34-56 107th St, Corona, NY 11368
Cto Interior Avenida Río Churubusco 410,
Del Carmen, 04100 Ciudad de México, CDMX, Mexico
La invitación
para que otra persona visite la casa de uno por primera vez, tiene un
significado especial. No es un acontecimiento corriente en la vida de
comunicación, de relación social o de amistad. Abrir la propia puerta es abrir
la mano y abrir el corazón hacia esa otra persona que llega, por invitación, a nuestra
vida.
Es que la
casa, en el mejor y más hermoso de los casos, es, o debe ser, nuestro espacio
de vida, nuestra morada, el lugar del ocio y el reposo; del sueño y de la
restauración; del resguardo y de la repetición placentera de la rutina sagrada
que nos conforma.
Visitar la
casa de otro, por su parte, es un acto parecido al de recibir un abrazo. Es una
bienvenida, una iniciación, un comienzo donde la persona conocida que somos,
pasa a ser del todo, ya, un amigo.
Pero también
hay otra forma de visita.

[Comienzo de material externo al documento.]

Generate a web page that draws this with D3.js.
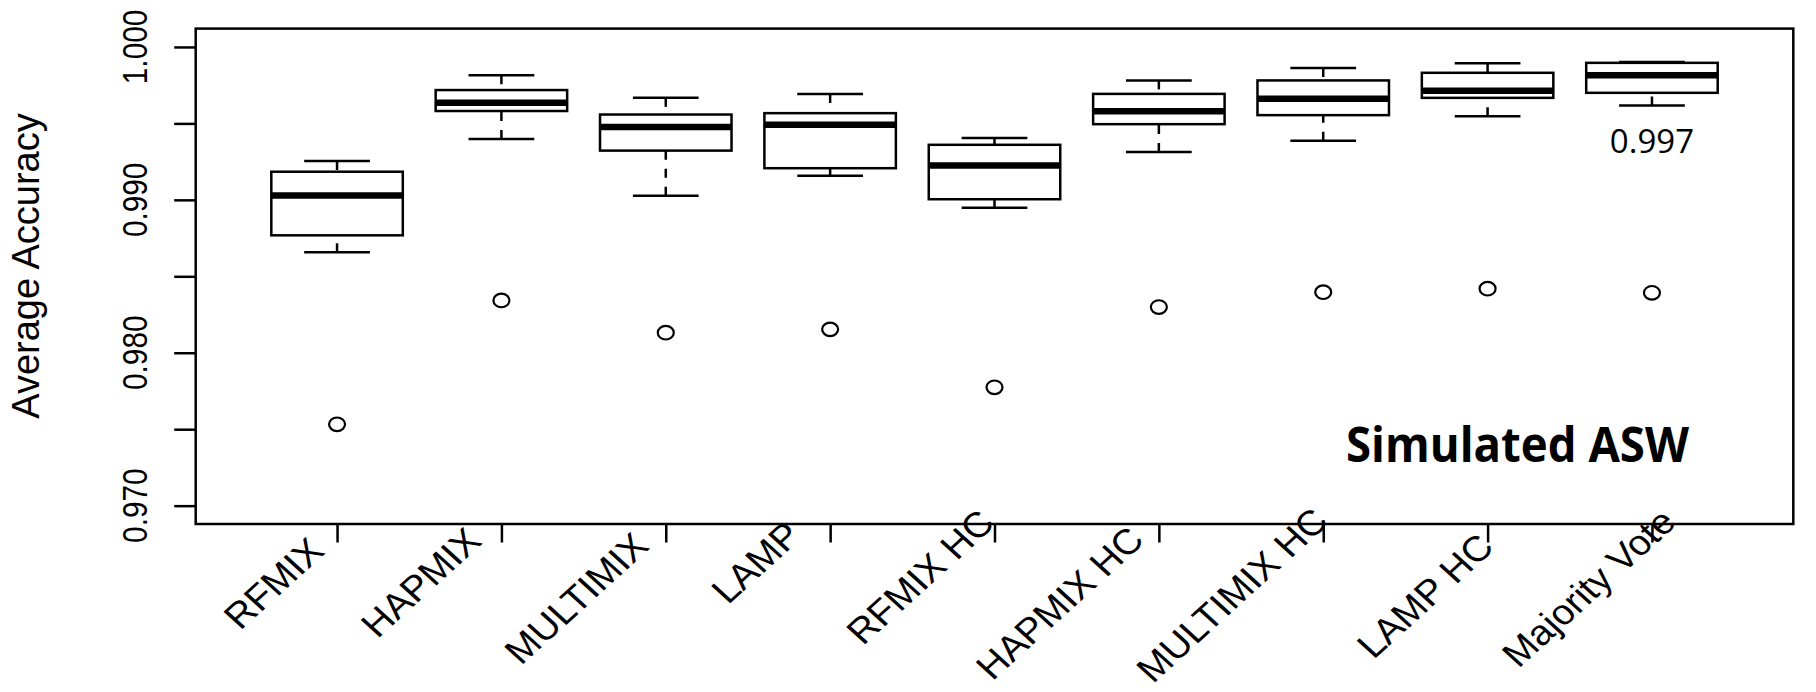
<!DOCTYPE html>
<html>
<head>
<meta charset="utf-8">
<script src="https://cdn.jsdelivr.net/npm/d3@7"></script>
<style>
  html, body { margin: 0; padding: 0; background: #ffffff; }
  svg { display: block; }
</style>
</head>
<body>
<svg id="chart" width="1816" height="692"></svg>
<script>
// Methods compared (one box per method)
const categories = ["RFMIX", "HAPMIX", "MULTIMIX", "LAMP", "RFMIX HC",
                    "HAPMIX HC", "MULTIMIX HC", "LAMP HC", "Majority Vote"];

// Five-number summaries of average accuracy per method
const whiskerLow  = [0.98657, 0.99398, 0.99027, 0.99158, 0.98948, 0.99313, 0.99387, 0.99547, 0.99617];
const quartile1   = [0.98768, 0.99581, 0.99322, 0.99207, 0.99004, 0.99495, 0.99554, 0.99667, 0.99700];
const medians     = [0.99029, 0.99635, 0.99477, 0.99491, 0.99225, 0.99579, 0.99662, 0.99714, 0.99815];
const quartile3   = [0.99184, 0.99718, 0.99558, 0.99567, 0.99360, 0.99693, 0.99781, 0.99831, 0.99896];
const whiskerHigh = [0.99254, 0.99815, 0.99667, 0.99693, 0.99405, 0.99781, 0.99862, 0.99894, 0.99901];
const outliers    = [0.97532, 0.98342, 0.98131, 0.98153, 0.97774, 0.98299, 0.98396, 0.98419, 0.98392];

// Axis ticks
const yTicks = [0.970, 0.975, 0.980, 0.985, 0.990, 0.995, 1.000];
const yTickLabels = ["0.970", "0.980", "0.990", "1.000"];

// Annotations
const noteValue = "0.997";
const panelTitle = "Simulated ASW";
const yTitle = "Average Accuracy";

// ---- layout ----
const svg = d3.select("#chart");
const frame = { left: 195.7, right: 1793.3, top: 28.6, bottom: 524 };
const hStretch = 1.17;          // horizontal stretch of the axis text
const lineW = 2.5;

// Positions 1..n with the usual 4% padding around [0.5, n + 0.5]
const n = categories.length;
const x = d3.scaleLinear().domain([0.14, n + 0.86]).range([frame.left, frame.right]);
const y = d3.scaleLinear().domain([0.9688, 1.0012]).range([frame.bottom, frame.top]);

const step = x(2) - x(1);
const boxW = 0.8 * step;
const stapleW = boxW / 2;

// y axis ticks
const yAxis = svg.append("g")
  .attr("transform", `translate(${frame.left},0)`)
  .call(d3.axisLeft(y).tickValues(yTicks).tickSize(21.5).tickFormat(""));
yAxis.select(".domain").remove();
yAxis.selectAll(".tick line").attr("stroke", "#000").attr("stroke-width", lineW);

// y tick labels (rotated, reading bottom to top)
svg.append("g").selectAll("text")
  .data(yTickLabels)
  .join("text")
  .attr("transform", d => `translate(146.7,${y(+d)}) scale(${hStretch},1) rotate(-90)`)
  .attr("text-anchor", "middle")
  .attr("font-family", "'Liberation Sans', Arial, sans-serif")
  .attr("font-size", 29.8)
  .attr("fill", "#000")
  .text(d => d);

// y axis title
svg.append("text")
  .attr("transform", `translate(39,266) scale(1.04,1) rotate(-90)`)
  .attr("text-anchor", "middle")
  .attr("font-family", "'Liberation Sans', Arial, sans-serif")
  .attr("font-size", 38)
  .attr("fill", "#000")
  .text(yTitle);

// x axis ticks
const xAxis = svg.append("g")
  .attr("transform", `translate(0,${frame.bottom})`)
  .call(d3.axisBottom(x).tickValues(d3.range(1, n + 1)).tickSize(18.5).tickFormat(""));
xAxis.select(".domain").remove();
xAxis.selectAll(".tick line").attr("stroke", "#000").attr("stroke-width", lineW);

// slanted category labels, ending near their ticks
const labelShift = [[-11, 29], [-18, 19], [-15, 24], [-27, 13], [2, 1],
                    [-13, 18], [7, -1], [8, 25], [26, 0]];
svg.append("g").selectAll("text")
  .data(categories)
  .join("text")
  .attr("transform", (d, i) =>
    `translate(${x(i + 1) + labelShift[i][0]},${frame.bottom + labelShift[i][1]}) scale(1.1,1) rotate(-45)`)
  .attr("text-anchor", "end")
  .attr("font-family", "'Liberation Sans', Arial, sans-serif")
  .attr("font-size", 35.5)
  .attr("fill", "#000")
  .text(d => d);

// ---- boxes ----
const boxes = svg.append("g").selectAll("g")
  .data(categories)
  .join("g")
  .attr("transform", (d, i) => `translate(${x(i + 1)},0)`);

// whiskers: drawn from the whisker end toward the box, dashed
boxes.append("line")
  .attr("x1", 0).attr("x2", 0)
  .attr("y1", (d, i) => y(whiskerHigh[i])).attr("y2", (d, i) => y(quartile3[i]))
  .attr("stroke", "#000").attr("stroke-width", lineW).attr("stroke-dasharray", "9,9");
boxes.append("line")
  .attr("x1", 0).attr("x2", 0)
  .attr("y1", (d, i) => y(whiskerLow[i])).attr("y2", (d, i) => y(quartile1[i]))
  .attr("stroke", "#000").attr("stroke-width", lineW).attr("stroke-dasharray", "9,9");

// staples
boxes.append("line")
  .attr("x1", -stapleW / 2).attr("x2", stapleW / 2)
  .attr("y1", (d, i) => y(whiskerHigh[i])).attr("y2", (d, i) => y(whiskerHigh[i]))
  .attr("stroke", "#000").attr("stroke-width", lineW);
boxes.append("line")
  .attr("x1", -stapleW / 2).attr("x2", stapleW / 2)
  .attr("y1", (d, i) => y(whiskerLow[i])).attr("y2", (d, i) => y(whiskerLow[i]))
  .attr("stroke", "#000").attr("stroke-width", lineW);

// interquartile box
boxes.append("rect")
  .attr("x", -boxW / 2).attr("width", boxW)
  .attr("y", (d, i) => y(quartile3[i]))
  .attr("height", (d, i) => y(quartile1[i]) - y(quartile3[i]))
  .attr("fill", "#fff").attr("stroke", "#000").attr("stroke-width", lineW);

// median
boxes.append("line")
  .attr("x1", -boxW / 2).attr("x2", boxW / 2)
  .attr("y1", (d, i) => y(medians[i])).attr("y2", (d, i) => y(medians[i]))
  .attr("stroke", "#000").attr("stroke-width", 6.5);

// outlying points
boxes.append("ellipse")
  .attr("cx", 0).attr("cy", (d, i) => y(outliers[i]))
  .attr("rx", 8).attr("ry", 6.8)
  .attr("fill", "none").attr("stroke", "#000").attr("stroke-width", 2.2);

// plot frame
svg.append("rect")
  .attr("x", frame.left).attr("y", frame.top)
  .attr("width", frame.right - frame.left).attr("height", frame.bottom - frame.top)
  .attr("fill", "none").attr("stroke", "#000").attr("stroke-width", 2.5);

// ---- annotations ----
const mvIndex = categories.indexOf("Majority Vote");
svg.append("text")
  .attr("x", x(mvIndex + 1)).attr("y", 153.3)
  .attr("text-anchor", "middle")
  .attr("font-family", "'Open Sans', 'Noto Sans', sans-serif")
  .attr("font-size", 33)
  .attr("fill", "#000")
  .text(noteValue);

const title = svg.append("text")
  .attr("transform", "translate(1517.5,461.7) scale(1,1.06)")
  .attr("text-anchor", "middle")
  .attr("font-family", "'Open Sans', 'Noto Sans', sans-serif")
  .attr("font-weight", "bold")
  .attr("font-size", 46)
  .attr("fill", "#000")
  .text(panelTitle);
// size the title to its intended width
const tw = title.node().getComputedTextLength();
if (tw > 0) title.attr("font-size", 46 * 343 / tw);
</script>
</body>
</html>
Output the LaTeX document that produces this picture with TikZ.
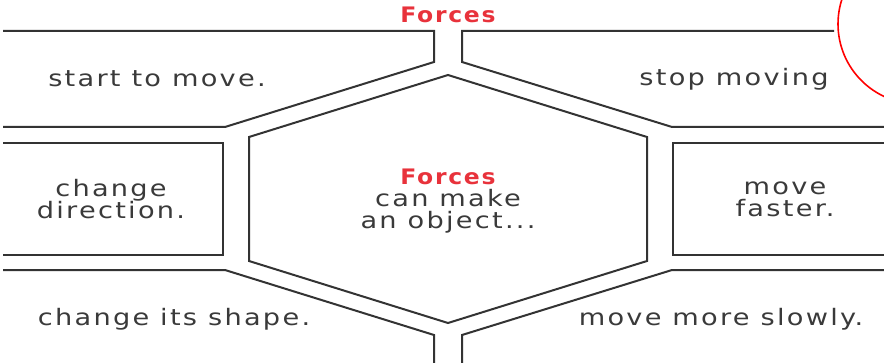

Aquí no hay invitación, y el anfitrión, ya ha muerto.
Aquí, uno se invita solo; uno ansía esa visita y la espera quizás por años,
hasta que llega el día de cruzar esa puerta y entrar, sin que los dueños de ese
espacio se enteren -pue se han ido ya para jamás volver-, y nos sintamos en una
extraña intimidad con ellos, en una distinta comunicación con el pasado de esas
vidas que allí, vivieron. No de una forma lejana, como cuando se dice, que se
vive en el planeta tierra o en un determinado país, si no, donde realmente se
vive, es decir: donde risa y lamento han forrado paredes, donde están las cosas
en las que se ha gastado la vista y la piel al rozarlas con el tiempo.
He
experimentado esos sentimientos de entrar en casa ajena para conversar con voces
ya ausentes. Lo sentí al visitar una hermosa mañana de junio, la casa donde un
día vivió León Trotsky en ese primoroso lugar que es Coyoacán en la Ciudad de
México; y lo he vivido otra vez, al cruzar el umbral de lo que un día fue el
hogar de Louis Armstrong, en ese otrora apacible barrio de Corona en el
distrito de Queens en Nueva York.
Sin que nadie
se lo pida, el andar de uno se pausa, se silencia; la vista hurga por doquier
respetuosamente; las manos se pegan al propio cuerpo, de alguna manera, como
queriendo refrenar la abusiva invasión de un rozar de dedos sobre el lomo de
algún libro, la orilla de alguna mesa, la sábana de una cama, la oreja de
alguna taza. El espíritu en vilo, el alma alerta en ese viaje que hace al
pasado de una vida ajena. Y uno cree escuchar, ver u oler esas presencias que
deambulan en la imaginación frente a nuestros ojos, añorantes de revivirlas.
Las cosas
quietas ya, detenidas para siempre, develan intimidades, manías, costumbres,
gustos, obsesiones: el jardín, su
disposición y sus senderos en la casa de Trotsky, o la cocina blanca y azul de
la casa de Armstrong. Quizá, el solaz del primero y el placer del segundo. El sobrio escritorio con su cercana cama del
bielorruso, o el esmerado e íntimo estudio del trompetista. El carácter y el
gusto, la costumbre y el hábito, el aprecio y el cuido que está en cada cosa,
en cada espacio, en cada rincón.
Subir esa
escalera de madera rumbo a las habitaciones de esa casa de Corona, es casi un
atrevimiento triste, donde uno se encuentra al final, al pie de esa cama donde
el músico dejó de existir de improviso, atravesando ya, la puerta que lo
conducía hacia esa posteridad infinita que no ha conocido el olvido. Pero no es menos impresionante, cruzar junto
al escritorio donde aquel pensador que se escondía en medio de esas altas paredes
frente al rio Churubusco, fue herido de muerte; continuando una historia que
haría de su apellido un adjetivo imborrable en la memoria de las luchas políticas
de todo el siglo veinte.
Al salir sin
despedirse, uno se lleva no un abrazo o un apretón de manos, si no, la vida
toda de alguien que, a partir de ese momento, deja de ser las palabras que leímos
en los libros, y se convierte en la persona viva que fue y que hoy, conocemos más,
como se empezó a conocer un día, a un viejo amigo.